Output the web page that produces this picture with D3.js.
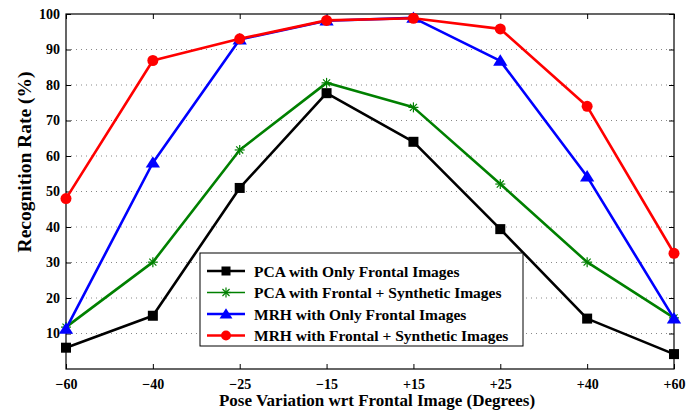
<!DOCTYPE html>
<html>
<head>
<meta charset="utf-8">
<style>
  body { margin: 0; background: #fff; }
  svg text { font-family: "Liberation Serif", "Times New Roman", serif; font-weight: bold; }
</style>
</head>
<body>
<svg width="700" height="410"></svg>
<script src="https://cdn.jsdelivr.net/npm/d3@7/dist/d3.min.js"></script>
<script>
const poses = ['\u221260', '\u221240', '\u221225', '\u221215', '+15', '+25', '+40', '+60'];
const yTicks = [10, 20, 30, 40, 50, 60, 70, 80, 90, 100];

const pcaFrontal = [6, 15, 51, 77.7, 64, 39.4, 14.2, 4.2];
const pcaSynthetic = [11.8, 30.1, 61.7, 80.6, 73.7, 52.1, 30.1, 14.4];
const mrhFrontal = [11.3, 58.1, 92.8, 98.1, 98.9, 86.8, 54.2, 14.2];
const mrhSynthetic = [48, 86.9, 93, 98.2, 98.8, 95.8, 74, 32.6];

const series = [
    {name: 'PCA with Only Frontal Images', values: pcaFrontal, color: '#000000', marker: 'square'},
    {name: 'PCA with Frontal + Synthetic Images', values: pcaSynthetic, color: '#008000', marker: 'star'},
    {name: 'MRH with Only Frontal Images', values: mrhFrontal, color: '#0000ff', marker: 'triangle'},
    {name: 'MRH with Frontal + Synthetic Images', values: mrhSynthetic, color: '#ff0000', marker: 'circle'}
];

const svg = d3.select('svg');
const plotL = 66, plotR = 674, plotT = 14, plotB = 369;

const x = d3.scalePoint().domain(poses).range([plotL, plotR]);
const y = d3.scaleLinear().domain([0, 100]).range([plotB, plotT]);

// dotted grid
svg.append('g')
    .selectAll('line')
    .data(yTicks.filter(d => d < 100))
    .enter().append('line')
    .attr('x1', plotL).attr('x2', plotR)
    .attr('y1', d => y(d)).attr('y2', d => y(d))
    .attr('stroke', '#888')
    .attr('stroke-width', 1)
    .attr('stroke-dasharray', '1,4');

// axes (ticks inward)
const axisLeft = d3.axisLeft(y).tickValues(yTicks).tickSize(-5).tickPadding(6);
const axisRight = d3.axisRight(y).tickValues(yTicks).tickSize(-5).tickFormat('');
const axisBottom = d3.axisBottom(x).tickSize(-5).tickPadding(10);
const axisTop = d3.axisTop(x).tickSize(-5).tickFormat('');

function styleAxis(g) {
    g.select('.domain').remove();
    g.selectAll('line').attr('stroke', '#000');
    g.selectAll('text').attr('font-size', 14).attr('fill', '#000')
        .style('font-family', '"Liberation Serif", serif').style('font-weight', 'bold');
}

svg.append('g').attr('transform', `translate(${plotL},0)`).call(axisLeft).call(styleAxis);
svg.append('g').attr('transform', `translate(${plotR},0)`).call(axisRight).call(styleAxis);
svg.append('g').attr('transform', `translate(0,${plotB})`).call(axisBottom).call(styleAxis);
svg.append('g').attr('transform', `translate(0,${plotT})`).call(axisTop).call(styleAxis);

svg.append('rect')
    .attr('x', plotL).attr('y', plotT)
    .attr('width', plotR - plotL).attr('height', plotB - plotT)
    .attr('fill', 'none').attr('stroke', '#000').attr('stroke-width', 1.2);

// markers
function drawMarker(g, type, color, cx, cy, small) {
    const k = small ? 0.9 : 1;
    if (type === 'square') {
        const s = 10 * k;
        g.append('rect').attr('x', cx - s / 2).attr('y', cy - s / 2)
            .attr('width', s).attr('height', s).attr('fill', color);
    } else if (type === 'circle') {
        g.append('circle').attr('cx', cx).attr('cy', cy).attr('r', 5.5 * k).attr('fill', color);
    } else if (type === 'triangle') {
        const s = 6.5 * k;
        g.append('path')
            .attr('d', `M${cx},${cy - s}L${cx + s * 1.1},${cy + s * 0.75}L${cx - s * 1.1},${cy + s * 0.75}Z`)
            .attr('fill', color);
    } else if (type === 'star') {
        const r = 5;
        for (let i = 0; i < 4; i++) {
            const a = i * Math.PI / 4;
            g.append('line')
                .attr('x1', cx - r * Math.cos(a)).attr('y1', cy - r * Math.sin(a))
                .attr('x2', cx + r * Math.cos(a)).attr('y2', cy + r * Math.sin(a))
                .attr('stroke', color).attr('stroke-width', 1.2);
        }
    }
}

const line = d3.line().x((d, i) => x(poses[i])).y(d => y(d));

series.forEach(s => {
    const g = svg.append('g');
    g.append('path')
        .attr('d', line(s.values))
        .attr('fill', 'none')
        .attr('stroke', s.color)
        .attr('stroke-width', 2.6)
        .attr('stroke-linejoin', 'round');
    s.values.forEach((v, i) => drawMarker(g, s.marker, s.color, x(poses[i]), y(v)));
});

// legend
const legend = svg.append('g').attr('transform', 'translate(200,253)');
legend.append('rect')
    .attr('width', 323).attr('height', 93)
    .attr('fill', '#fff').attr('stroke', '#000').attr('stroke-width', 1);

series.forEach((s, i) => {
    const ly = 18 + i * 21.5;
    legend.append('line')
        .attr('x1', 7).attr('x2', 45).attr('y1', ly).attr('y2', ly)
        .attr('stroke', s.color).attr('stroke-width', i === 1 ? 1.5 : 2.6);
    drawMarker(legend, s.marker, s.color, 26, ly, true);
    legend.append('text')
        .attr('x', 54).attr('y', ly + 5.5)
        .attr('font-size', 15.5)
        .text(s.name);
});

// axis titles
svg.append('text')
    .attr('x', 377).attr('y', 406)
    .attr('text-anchor', 'middle')
    .attr('font-size', 17)
    .text('Pose Variation wrt Frontal Image (Degrees)');

svg.append('text')
    .attr('transform', 'translate(31,162) rotate(-90)')
    .attr('text-anchor', 'middle')
    .attr('font-size', 19.5)
    .text('Recognition Rate (%)');
</script>
</body>
</html>
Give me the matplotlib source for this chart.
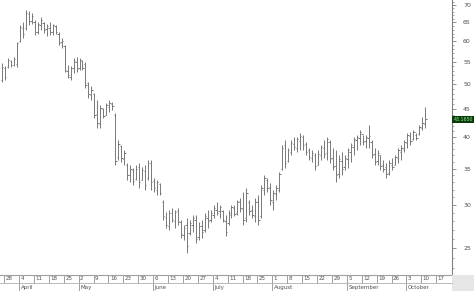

####

EXERCISE PROMPT:
Set down word for word the lines from the first entry through the line with "80, 90, 100];", both included, omitting pictures.

SOLUTION TO THE EXERCISE:
Output the web page that produces this picture with D3.js.
<!DOCTYPE html>
<html>
<head>
<meta charset="utf-8">
<style>
  body { margin: 0; background: #fff; }
  svg text { font-family: "Liberation Serif", "Times New Roman", serif; font-weight: bold; }
</style>
</head>
<body>
<svg width="700" height="410"></svg>
<script src="https://cdn.jsdelivr.net/npm/d3@7/dist/d3.min.js"></script>
<script>
const poses = ['\u221260', '\u221240', '\u221225', '\u221215', '+15', '+25', '+40', '+60'];
const yTicks = [10, 20, 30, 40, 50, 60, 70, 80, 90, 100];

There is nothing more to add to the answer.